Nuclear waste repository site will be near nuclear plant
By Linda Pentz Gunter
“Who is going to take care of it if we’re not going to do it?” asks a Swedish official during the 2013 Swiss documentary, Journey to the Safest Place on Earth.
The councilman was attempting to justify and rationalize his municipality’s willingness to host a deep geologic repository (DGR) for Sweden’s high-level radioactive reactor waste. It was all about a sense of collective responsibility, he said.
Last week, the Swedish government approved a nuclear DGR for the Forsmark community in the municipality of Östhammar, one of two previously identified volunteer communities.
Forsmark is already home to one of Sweden’s three nuclear power plants, as well as a low-level radioactive waste repository. Sweden has accumulated more than 8,000 tons of highly radioactive waste since its six reactors first began operating in the 1970s.
Echoing the earlier sentiment, Sweden’s environment minister, Annika Strandhall, said in a press conference announcing the selection of the repository site: “Our generation must take responsibility for nuclear waste.” But there may be more to the story.

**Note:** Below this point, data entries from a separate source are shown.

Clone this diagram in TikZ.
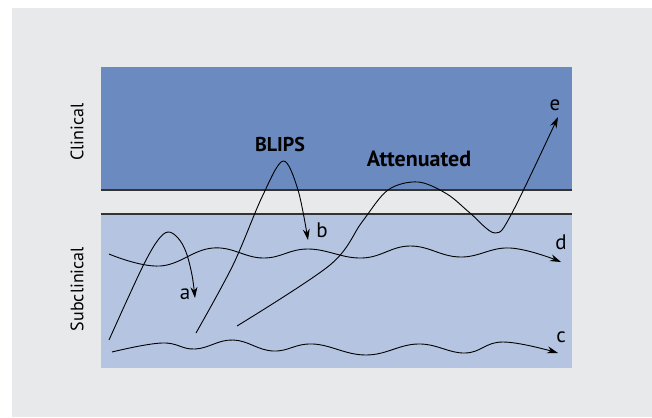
\documentclass[tikz,border=0pt]{standalone}
\usepackage{fontspec}
\setmainfont{PT Sans}
\usetikzlibrary{arrows.meta}
\definecolor{bgc}{HTML}{E8E9EB}
\definecolor{clin}{HTML}{6A8AC0}
\definecolor{subc}{HTML}{B4C4E1}
\definecolor{sep}{HTML}{333333}
\tikzset{
  curve/.style={line width=0.9pt, black},
  arr/.style={curve, -{Stealth[length=11pt,width=7pt]}},
  lbl/.style={font=\fontsize{21}{21}\selectfont, inner sep=0pt},
  big/.style={font=\fontsize{21}{21}\selectfont\bfseries, inner sep=0pt},
  side/.style={font=\fontsize{18}{18}\selectfont, rotate=90, inner sep=0pt},
  sepline/.style={line width=1.6pt, sep}
}
\begin{document}
\begin{tikzpicture}[x=1pt,y=-1pt]
\useasboundingbox (0,0) rectangle (652,417);
\fill[white] (0,0) rectangle (652,417);
\fill[bgc] (12,8) rectangle (652,417);
\fill[clin] (101,67) rectangle (572,189);
\fill[subc] (101,214) rectangle (572,368);
\coordinate (l1a) at (101,190); \coordinate (l1b) at (572,190);
\coordinate (l2a) at (101,214); \coordinate (l2b) at (572,214);
\draw[sepline] (l1a) -- (l1b);
\draw[sepline] (l2a) -- (l2b);

\node[side] (clinical) at (77,132) {Clinical};
\node[side] (subclinical) at (77,289) {Subclinical};
\node[big, font=\fontsize{20}{20}\selectfont\bfseries] (blips) at (280,144) {BLIPS};
\node[big, font=\fontsize{22}{22}\selectfont\bfseries] (att) at (419,159) {Attenuated};
\node[lbl] (e) at (555,105) {e};
\node[lbl] (b) at (322,230) {b};
\node[lbl] (a) at (185,294) {a};
\node[lbl] (d) at (561,242) {d};
\node[lbl] (c) at (561,337) {c};

% curve a
\draw[arr] plot[smooth, tension=0.6] coordinates {(109,340) (128,298) (145,262) (158,240) (168,232) (178,238) (186,252) (192,275) (195,298)};
% BLIPS curve b
\draw[arr] plot[smooth, tension=0.55] coordinates {(196,333) (233,265) (262,197) (283,161) (298,190) (308,240)};
% attenuated curve e
\draw[arr] plot[smooth, tension=0.55] coordinates {(237,326) (330,265) (362,222) (388,190) (418,182) (447,194) (470,213) (495,233) (512,213) (558,117)};
% wave d
\draw[arr] plot[smooth, tension=0.7] coordinates {(109,254) (160,266) (213,248) (263,258) (308,249) (362,258) (410,246) (460,257) (510,248) (561,262)};
% wave c
\draw[arr] plot[smooth, tension=0.7] coordinates {(112,352) (162,343) (195,349) (233,340) (273,351) (313,344) (366,355) (418,344) (465,353) (503,342) (558,353)};
\end{tikzpicture}
\end{document}
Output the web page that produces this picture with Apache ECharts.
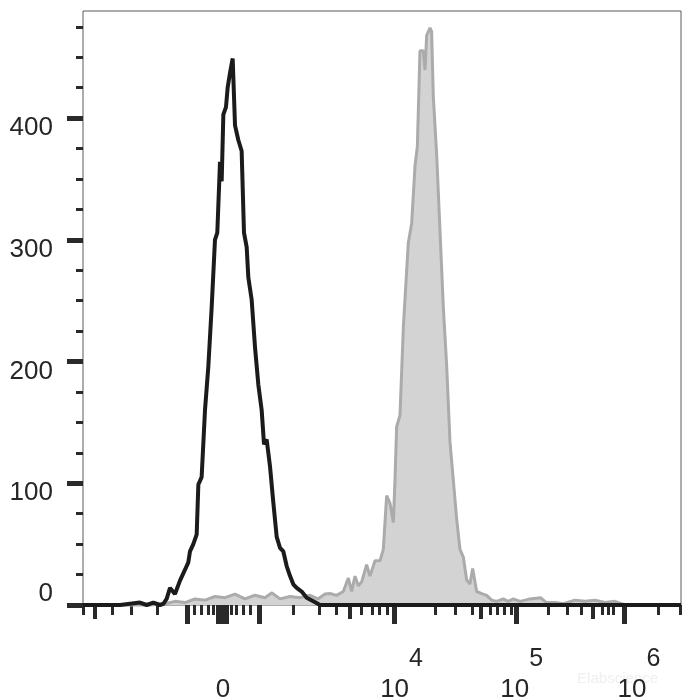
<!DOCTYPE html>
<html><head><meta charset="utf-8">
<script src="https://cdn.jsdelivr.net/npm/echarts@6/dist/echarts.min.js"></script>
<style>html,body{margin:0;padding:0;background:#fff}#c{width:700px;height:700px}</style>
</head><body><div id="c"></div>
<script>
// Histogram data, x in display channels (0-1000 across the biexponential axis)
const isotypeChannels = [0, 61.9, 95.3, 106.5, 117.6, 128.8, 134.3, 139.9, 145.5, 153.8, 162.2, 170.6, 176.1, 178.9, 184.5, 190.1, 192.9, 198.4, 204.0, 209.6, 215.2, 220.7, 224.6, 229.1, 231.9, 234.7, 239.1, 241.9, 245.8, 250.3, 252.5, 254.2, 259.7, 265.3, 269.2, 273.7, 276.5, 282.0, 287.6, 293.2, 298.8, 302.7, 307.1, 312.7, 318.3, 323.9, 329.4, 335.0, 340.6, 346.1, 351.7, 357.3, 365.7, 374.0, 385.2, 396.3, 1000];
const isotypeCounts   = [0, 0, 2, 0, 2, 0, 1, 5, 14, 9, 20, 29, 35, 44, 50, 58, 99, 105, 160, 196, 245, 300, 306, 364, 348, 403, 409, 425, 437, 449, 450, 394, 382, 373, 306, 294, 269, 251, 212, 181, 160, 132, 136, 114, 84, 56, 47, 44, 32, 24, 17, 14, 11, 6, 3, 0, 0];

const stainedChannels = [0, 112.0, 137.1, 153.8, 170.6, 187.3, 204.0, 220.7, 237.5, 254.2, 270.9, 287.6, 304.3, 316.0, 329.4, 346.1, 362.9, 379.6, 392.9, 404.7, 413.0, 424.2, 435.3, 443.7, 449.3, 454.8, 460.4, 466.0, 474.3, 479.9, 488.3, 496.6, 502.2, 507.8, 513.4, 519.0, 521.7, 524.5, 530.1, 535.7, 544.0, 549.6, 555.2, 559.1, 563.5, 569.1, 571.9, 574.7, 580.3, 583.0, 585.8, 591.4, 597.0, 602.6, 608.1, 613.7, 619.3, 624.8, 630.4, 636.0, 641.6, 647.1, 651.6, 658.3, 666.7, 675.0, 683.4, 691.7, 702.9, 711.0, 719.6, 731.0, 747.5, 765.0, 775.0, 790.0, 803.2, 822.7, 839.4, 856.2, 872.9, 889.6, 906.3, 1000];
const stainedCounts   = [0, 0, 1, 3, 2, 5, 4, 7, 6, 9, 5, 8, 6, 10, 5, 7, 6, 8, 5, 9, 9.4, 7.9, 11.1, 22.1, 11.1, 23.7, 15.8, 19, 33.1, 23.7, 36.3, 36.3, 45.7, 89.8, 83.5, 67.8, 102.4, 146.5, 156, 228.4, 297.7, 313.5, 360.8, 376.5, 455.3, 455.3, 439.5, 467.9, 474.2, 471, 417.5, 370.2, 307.2, 244.2, 197, 134, 102.4, 70.9, 45.7, 39.4, 20.5, 17.3, 30, 11.1, 9.4, 7.9, 4, 3, 5, 3, 5, 3, 5, 6, 2, 2, 1, 4, 3, 4, 2, 3, 0, 0];

// Axis ticks
const yMax = 488;
const yTickValues = [0, 100, 200, 300, 400];
const yMinorTickValues = [25, 50, 75, 125, 150, 175, 225, 250, 275, 325, 350, 375, 425, 450, 475];
const xTickSmall  = [0, 48.5, 80.3, 123.7, 185.6, 197.3, 209.0, 217.4, 247.5, 255.9, 267.6, 279.3, 351.2, 394.6, 423.1, 464.9, 483.3, 495.0, 508.4, 588.6, 622.1, 650.5, 680.6, 692.3, 704.0, 715.7, 777.6, 809.4, 832.8, 867.9, 877.9, 886.3, 961.5, 998.3];
const xTickMedium = [20.1, 446.5, 665.6, 852.8];
const xTickLarge  = [173.9, 225.8, 232.4, 239.1, 294.3, 520.1, 724.1, 904.7];
const xLabelChannels = [234, 521, 722, 918];
const xLabelBase = ['0', '10', '10', '10'];
const xLabelExp  = ['', '4', '5', '6'];

const FONT = "'Liberation Sans', Arial, sans-serif";
const TXT = '#262626';
const TICK = '#2a2a2a';

function zip(xs, ys) { return xs.map((x, i) => [x, ys[i]]); }

function tickAxis(values, len, width, withLabels) {
  const ax = {
    type: 'value', gridIndex: 0, position: 'bottom', min: 0, max: 1000,
    axisLine: { show: false }, splitLine: { show: false },
    axisTick: { show: true, customValues: values, length: len, inside: false,
      lineStyle: { color: TICK, width: width } },
    axisLabel: { show: false }
  };
  if (withLabels) {
    ax.axisLabel = {
      show: true, customValues: xLabelChannels, margin: 42,
      formatter: function (v) {
        let i = xLabelChannels.indexOf(v);
        if (i < 0) { i = 0; let best = 1e9; xLabelChannels.forEach((c, k) => { if (Math.abs(c - v) < best) { best = Math.abs(c - v); i = k; } }); }
        if (!xLabelExp[i]) return '{b|' + xLabelBase[i] + '}';
        return '{p| }{b|' + xLabelBase[i] + '}{s|' + xLabelExp[i] + '}';
      },
      rich: {
        p: { width: 14, fontSize: 24, lineHeight: 56, verticalAlign: 'bottom' },
        b: { fontSize: 26, fontFamily: FONT, color: TXT, lineHeight: 56, verticalAlign: 'bottom' },
        s: { fontSize: 25, fontFamily: FONT, color: TXT, lineHeight: 4, verticalAlign: 'top' }
      }
    };
  }
  return ax;
}

const chart = echarts.init(document.getElementById('c'), null, { renderer: 'canvas' });
chart.setOption({
  animation: false,
  backgroundColor: '#ffffff',
  grid: { left: 83, right: 19, top: 11, bottom: 95, outerBoundsMode: 'none', containLabel: false,
    show: true, borderColor: '#5a5a5a', borderWidth: 1, backgroundColor: 'transparent' },
  xAxis: [
    tickAxis(xTickSmall, 10, 3, true),
    tickAxis(xTickMedium, 14, 4, false),
    tickAxis(xTickLarge, 19, 5, false)
  ],
  yAxis: [
    {
      type: 'value', gridIndex: 0, position: 'left', min: 0, max: yMax,
      axisLine: { show: false }, splitLine: { show: false },
      axisTick: { show: true, customValues: yTickValues, length: 16, lineStyle: { color: TICK, width: 5 } },
      axisLabel: {
        show: true, customValues: yTickValues, margin: 30,
        formatter: function (v) { return v === 0 ? '{z|0}' : '{n|' + v + '}'; },
        rich: {
          n: { fontSize: 26, fontFamily: FONT, color: TXT, padding: [20, 0, 0, 0] },
          z: { fontSize: 26, fontFamily: FONT, color: TXT, padding: [0, 0, 22, 0] }
        }
      }
    },
    {
      type: 'value', gridIndex: 0, position: 'left', min: 0, max: yMax,
      axisLine: { show: false }, splitLine: { show: false },
      axisTick: { show: true, customValues: yMinorTickValues, length: 7, lineStyle: { color: TICK, width: 3 } },
      axisLabel: { show: false }
    }
  ],
  graphic: [{
    type: 'text', right: 42, bottom: 14, z: 0,
    style: { text: 'Elabscience', fill: '#efefef', font: '15px ' + FONT }
  }],
  series: [
    {
      name: 'Stained', type: 'line', xAxisIndex: 0, yAxisIndex: 0,
      data: zip(stainedChannels, stainedCounts), showSymbol: false, clip: false, z: 2,
      lineStyle: { color: '#ababab', width: 3 },
      areaStyle: { color: '#d3d3d3', opacity: 1 }
    },
    {
      name: 'Isotype', type: 'line', xAxisIndex: 0, yAxisIndex: 0,
      data: zip(isotypeChannels, isotypeCounts), showSymbol: false, clip: false, z: 3,
      lineStyle: { color: '#1b1b1b', width: 4 }
    }
  ]
});
</script></body></html>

The Forsmark announcement comes on the heels of considerable political pressure to maintain or even expand Sweden’s nuclear power program. A recent story by Bloomberg — Sweden Approves Nuclear Waste Site to Keep Its Reactors Running — gives away right in the headline the likely agenda behind the repository announcement.
Currently, Swedish operators are “only allowed to build a new unit to directly replace an old one”. Meanwhile, operators had warned that they were running out of nuclear waste storage space, forcing closures.
But if a “solution” to the waste problem should suddenly manifest, such as a DGR, the argument for nuclear maintenance and expansion is considerably, if wrongly, strengthened.
Sweden’s decision is based on the same premise, in principle, that Hagen’s film takes; that a DGR is the preferable option for storing the world’s most dangerous and long-lived nuclear waste. But the journey Hagen takes only serves to highlight the near-impossibility, almost everywhere, of finding a technically, ethically and politically acceptable site.